The Government has issued the latest 90-day plan for the final quarter of the year.
It is focused on infrastructure and has 43 actions.
The GDPLive website says New Zealand’s GDP annual growth rate is 0.113%.
Richard Prebble is a former Labour Party minister and Act Party leader. He currently holds a number of directorships.
OPINION
Bureaucratic inertia defeated the last two governments. To find a significant achievement by a government we must go back to Michael Cullen’s KiwiSaver Scheme.
It was not for thelack of inspirational goals. Labour’s “ending child poverty”, “zero road toll”, “smokefree Aotearoa” and National’s “closing the gap with Australia” and “predator-free New Zealand”.
The bureaucracy is failure-averse. The Civil Service will spend enormous amounts of taxpayer money rather than admit failure. I discovered the Post Office had spent over $30 million rather than admit it was a mistake buying a software program for less than $2m that they could not make work.
To avoid being accountable, the bureaucracy sets goals so far in the future that when the objectives are missed, everyone working today will be retired. The latest avoidance proposal is to waste resources making a 30-year infrastructure plan.
A 1994 infrastructure plan would not have included, to name a few, the impacts of the internet, digitalisation, climate change, globalisation, Covid and Artificial Intelligence. The next 30 years will bring even greater changes.
No 30-year plan is needed to know that ferries and hospitals need replacing.
Ninety-day action plans force the bureaucracy to address the issues that are in front of the Government.
Christopher Luxon has issued the latest 90-day plan for the final quarter of the year. It is focused on infrastructure and has 43 actions. The pace of the coalition is accelerating.
Government projects suffer from what economists call project optimism. Projects take longer than planned. The unexpected will always occur, ranging from a pandemic to a key person being ill.
My rule of thumb was to calculate how long a project should take, then double it and the time taken was double that. Incidentally, it was also true for my house renovations. It seems to be a universal rule that projects take four times longer than the original estimate.
Even having action plans that made no progress is an advance. The bureaucracy must address the reasons for failure.
The contrast between Christopher Luxon’s approach and the bureaucracy is illustrated by the palaver over heated tobacco.

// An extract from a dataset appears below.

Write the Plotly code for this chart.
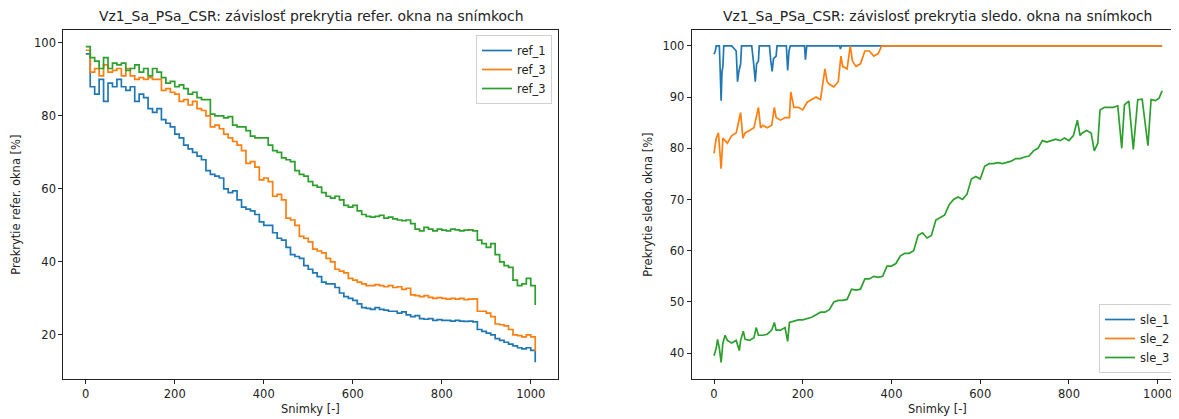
import plotly.graph_objects as go

# The page body has an 8px margin, so the figure is drawn 8px in from the
# top-left corner of the window; its size and pixel positions account for that.
PAGE_W, PAGE_H = 1179, 419
OFF = 8
W, H = PAGE_W - OFF, PAGE_H - OFF

# ---------------- data: left plot (reference window overlap) ----------------
frames_ref = list(range(0, 1011, 10))

ref_1 = [97, 88, 86, 90, 84, 89, 88, 90, 88, 87,
         88, 84, 86, 85, 82, 81, 82, 79, 78, 77,
         75, 74, 72, 71, 70, 69, 68, 65, 64, 63.5,
         63, 60, 59, 59.5, 57, 55, 54.5, 54, 53, 51,
         50, 50, 48, 46.5, 46, 44, 42, 41.5, 41, 39,
         38, 37, 36, 34.5, 34, 34, 33, 31.5, 30.5, 30,
         29.5, 28.5, 27.5, 27.3, 27, 27.5, 27, 26.8, 26.5, 26.5,
         26, 26.3, 25.5, 25, 25.3, 24.5, 24.3, 24.5, 24, 24.2,
         24, 24, 23.8, 24, 23.8, 23.7, 23.8, 23.6, 21.5, 21,
         20.5, 20, 19, 18.5, 18, 17.5, 17, 16.5, 16.2, 16.5,
         15.8, 12.5]

ref_2 = [98, 92, 93, 91, 94, 92, 92.5, 93, 91, 93,
         91, 90, 90.5, 90, 90.5, 90, 90, 87, 87.5, 86.5,
         86, 84, 84.5, 83, 84, 82, 81.5, 80, 77, 77.5,
         76.5, 75, 74, 73, 72, 70.5, 67, 67.5, 66, 62.5,
         63, 62, 58, 58.5, 57, 52, 51.5, 50, 47, 46.5,
         45.5, 43.5, 43, 42.5, 41, 40, 38, 37.5, 37, 35.5,
         35, 34.5, 34, 33.5, 33.5, 33.8, 33.5, 33.2, 33.5, 33,
         33.2, 32.5, 32.8, 31, 30.8, 30.5, 30.8, 30.3, 30, 30.2,
         30, 29.8, 30, 29.8, 30, 29.7, 29.8, 29.9, 26.5, 26.5,
         26, 25, 23, 22.8, 22.5, 21.5, 20, 19.8, 19.5, 20,
         19.5, 15.5]

ref_3 = [99, 96, 95, 93, 96, 93, 94.5, 94, 94.5, 92.5,
         93, 94, 92, 93, 91, 93, 92, 90.5, 89, 89.5,
         88, 88.5, 87.5, 86, 86.5, 85, 84.5, 84.5, 80.5, 80,
         80, 79.5, 79.8, 77.5, 77, 77, 76, 74.5, 74, 74,
         74, 72, 70.5, 70, 68.5, 68, 67.5, 65, 64, 63.5,
         62, 61, 60.5, 59, 58, 57.5, 58, 57, 55.5, 55,
         55.5, 54, 53, 52.5, 52.3, 52.5, 52.8, 52, 52.3, 51.8,
         51.5, 51.3, 51.5, 50.5, 49, 48.5, 49.5, 49, 48.5, 49,
         48.7, 48.5, 49, 48.8, 48.5, 48.7, 48.8, 48.5, 46, 45,
         44, 45, 42, 40, 39, 38.5, 35, 33.5, 34, 35.5,
         33.5, 28.2]

ref_names = ["ref_1", "ref_3", "ref_3"]

# ---------------- data: right plot (tracked window overlap) ----------------
frames_sle_1 = [0, 3, 5, 12, 14, 16, 18, 20, 22, 40,
                50, 53, 56, 60, 62, 85, 90, 93, 96, 100,
                102, 125, 128, 131, 134, 140, 142, 163, 166, 169,
                172, 204, 206, 209, 283, 285, 287, 1010]
sle_1 = [98.4, 99, 100, 100, 95, 89.3, 95, 96, 100, 100,
         99, 93, 95, 96.5, 100, 100, 96, 93, 96.5, 97,
         100, 100, 97, 95, 97.5, 98, 100, 100, 95.2, 99,
         100, 100, 97.3, 100, 100, 99.4, 100, 100]

frames_sle_2 = [0, 5, 10, 16, 20, 30, 40, 50, 55, 60,
                65, 70, 80, 90, 100, 105, 110, 120, 130, 136,
                140, 150, 160, 170, 173, 180, 190, 200, 210, 220,
                230, 240, 250, 255, 260, 270, 280, 286, 290, 300,
                307, 312, 320, 330, 340, 350, 360, 370, 378, 1010]
sle_2 = [79, 82, 83, 76, 82, 81, 82.5, 83, 85, 87,
         82, 83, 83.5, 84, 88, 84, 84.5, 84, 84.5, 88,
         86, 85.5, 86, 86, 91, 88, 88, 87.5, 89, 89.5,
         90, 89.5, 95.5, 93, 92.5, 92, 93, 98, 96, 95.5,
         100, 97, 96, 96.5, 99, 99, 98, 98.5, 100, 100]

frames_sle_3 = [0, 5, 8, 12, 16, 20, 25, 30, 40, 50,
                57, 60, 66, 70, 80, 90, 95, 100, 110, 120,
                130, 136, 140, 150, 160, 166, 170, 180, 190, 200,
                210, 220, 230, 240, 250, 260, 270, 280, 290, 300,
                310, 320, 330, 340, 350, 360, 370, 380, 390, 400,
                410, 420, 430, 440, 450, 460, 470, 480, 490, 500,
                510, 520, 530, 540, 550, 560, 570, 580, 590, 600,
                610, 620, 630, 640, 650, 660, 670, 680, 690, 700,
                710, 720, 730, 740, 750, 760, 770, 780, 790, 800,
                810, 819, 825, 830, 840, 850, 857, 865, 870, 880,
                890, 900, 910, 919, 925, 935, 945, 955, 965, 978,
                985, 995, 1003, 1010]
sle_3 = [39.5, 41, 42.7, 41, 38.2, 42, 43.5, 42.5, 42, 42.5,
         40.5, 42.5, 44.3, 42.7, 42.5, 43, 45, 43.5, 43.5, 43.7,
         44.5, 46, 44.5, 44.5, 45, 42.3, 46, 46.3, 46.5, 46.5,
         46.8, 47, 47.5, 48, 48, 48.5, 50, 50.3, 50.3, 50.5,
         52.5, 52.3, 52.5, 54.5, 54.5, 55, 54.8, 55, 57, 57,
         57.5, 59, 59.5, 59.5, 60, 63, 63.5, 62.5, 63, 66,
         66.5, 67, 69, 70, 70.5, 70, 71, 74, 74.5, 74,
         76.5, 77, 77, 77.2, 77, 77.3, 77.5, 78, 78, 78.3,
         78.5, 79.5, 80, 81.5, 81.2, 81.5, 81.8, 81.5, 82, 81.5,
         82.5, 85.5, 82.5, 83, 83.5, 83, 79.5, 81, 87.5, 88,
         88, 88, 88.3, 80, 88.5, 89.2, 79.8, 89.5, 89.6, 80.5,
         89.5, 89.3, 89.8, 91.2]

sle_names = ["sle_1", "sle_2", "sle_3"]

colors = ["#1f77b4", "#ff7f0e", "#2ca02c"]

left_ticks_x = [0, 200, 400, 600, 800, 1000]
left_ticks_y = [20, 40, 60, 80, 100]
right_ticks_y = [40, 50, 60, 70, 80, 90, 100]

title_left = "Vz1_Sa_PSa_CSR: závislosť prekrytia refer. okna na snímkoch"
title_right = "Vz1_Sa_PSa_CSR: závislosť prekrytia sledo. okna na snímkoch"
ylabel_left = "Prekrytie refer. okna [%]"
ylabel_right = "Prekrytie sledo. okna [%]"
xlabel = "Snimky [-]"

# ---------------- figure ----------------
FONT = "DejaVu Sans"
TICK_FS = 11.5
TITLE_FS = 13.9

fig = go.Figure()

for name, ys, c in zip(ref_names, [ref_1, ref_2, ref_3], colors):
    fig.add_trace(go.Scatter(x=frames_ref, y=ys, mode="lines", name=name,
                             line=dict(color=c, width=1.7, shape="hv"),
                             xaxis="x", yaxis="y", legend="legend"))

for name, xs, ys, c in zip(sle_names, [frames_sle_1, frames_sle_2, frames_sle_3],
                           [sle_1, sle_2, sle_3], colors):
    fig.add_trace(go.Scatter(x=xs, y=ys, mode="lines", name=name,
                             line=dict(color=c, width=1.7),
                             xaxis="x2", yaxis="y2", legend="legend2"))


def px_x(p):
    """page pixel x -> paper fraction"""
    return (p - OFF) / W


def px_y(p):
    """page pixel y -> paper fraction"""
    return 1 - (p - OFF) / H


axis_common = dict(showgrid=False, zeroline=False, showline=True, linecolor="#222",
                   linewidth=1, ticks="outside", ticklen=4, tickwidth=1, tickcolor="#222",
                   tickfont=dict(family=FONT, size=TICK_FS, color="#222"))

L0, L1 = 63.3, 557.7
R0 = 691.7
T0, B0 = 30, 379.3

fig.update_layout(
    width=W, height=H,
    margin=dict(l=0, r=0, t=0, b=0),
    paper_bgcolor="white", plot_bgcolor="white",
    font=dict(family=FONT, color="#222"),
    xaxis=dict(domain=[px_x(L0), px_x(L1)], range=[-50.5, 1060.5], tickvals=left_ticks_x,
               mirror=True, anchor="y", **axis_common),
    yaxis=dict(domain=[px_y(B0), px_y(T0)], range=[7.85, 103.55], tickvals=left_ticks_y,
               mirror=True, anchor="x", **axis_common),
    xaxis2=dict(domain=[px_x(R0), 1.0], range=[-50.3, 1048], tickvals=left_ticks_x,
                mirror=True, anchor="y2", **axis_common),
    yaxis2=dict(domain=[px_y(B0), px_y(T0)], range=[34.9, 103.1], tickvals=right_ticks_y,
                mirror=False, anchor="x2", **axis_common),
    legend=dict(x=px_x(552), y=px_y(35), xanchor="right", yanchor="top",
                bgcolor="rgba(255,255,255,0.85)", bordercolor="#d0d0d0", borderwidth=1,
                font=dict(family=FONT, size=TICK_FS, color="#222"),
                tracegroupgap=0, itemwidth=30),
    legend2=dict(x=px_x(1176), y=px_y(373), xanchor="right", yanchor="bottom",
                 bgcolor="rgba(255,255,255,0.85)", bordercolor="#d0d0d0", borderwidth=1,
                 font=dict(family=FONT, size=TICK_FS, color="#222"),
                 tracegroupgap=0, itemwidth=30),
    showlegend=True,
)

annots = [
    dict(text=title_left, x=px_x((L0 + L1) / 2), y=px_y(16), font_size=TITLE_FS),
    dict(text=title_right, x=px_x(937.8), y=px_y(16), font_size=TITLE_FS),
    dict(text=xlabel, x=px_x((L0 + L1) / 2), y=px_y(409), font_size=TICK_FS),
    dict(text=xlabel, x=px_x(937.8), y=px_y(409), font_size=TICK_FS),
    dict(text=ylabel_left, x=px_x(16), y=px_y((T0 + B0) / 2), font_size=TICK_FS, textangle=-90),
    dict(text=ylabel_right, x=px_x(648), y=px_y((T0 + B0) / 2), font_size=TICK_FS, textangle=-90),
]
for a in annots:
    fig.add_annotation(xref="paper", yref="paper", showarrow=False,
                       xanchor="center", yanchor="middle",
                       font=dict(family=FONT, size=a.pop("font_size"), color="#222"), **a)

fig.write_html("out.html")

The private sector succeeds by trying something, failing and trying something else, until achieving success. Maybe heated tobacco works to reduce smoking. Maybe it will not. The private sector would try it and see.
A failure-averse civil service would never know if heated tobacco reduced smoking because it is so scared of failure it would never try. Seeking failsafe certainty results in paralysis.
Ninety-day action plans force the bureaucracy to act. Some actions are failing. There are learnings for the next 90-day plan.
I have no doubt that if Christopher Luxon had not publicly announced the 90-day plans, then as with our last two governments, virtually nothing would have been achieved.
As a minister, the only way I could get the bureaucracy to meet the timetable for a new employment scheme Access was to publicly announce the commencement date.
The 90-day plans have been unfairly criticised for not being focused on stopping climate change. Even if every 90-day plan was focused solely on climate change, there is nothing that New Zealand alone can do to change the weather.
Ninety-day plans can be criticised for short termism. A 30-year plan to reach an inspirational goal is a gesture but to measure progress the coalition’s 90-day plans need an overarching, ambitious but achievable goal.
There is an achievable goal that would improve almost every social issue, including adapting to climate change. The John Key Government set the inspirational goal of closing the gap with Australia. The former Reserve Bank Governor, Don Brash, wrote a plan that was shelved as too politically difficult. The Brash plan’s recommended reforms are still valid.
Closing the gap with Australia will take many years but narrowing the gap each year is an achievable goal.
Trading Economics says Australia’s GDP annual growth rate this quarter will be 1.60%.
GDP live website says that New Zealand’s GDP annual growth rate is 0.113%.
The gap with Australia is widening.
The 90-day plans are a good initiative but to narrow the gap with Australia, the plans must be bolder.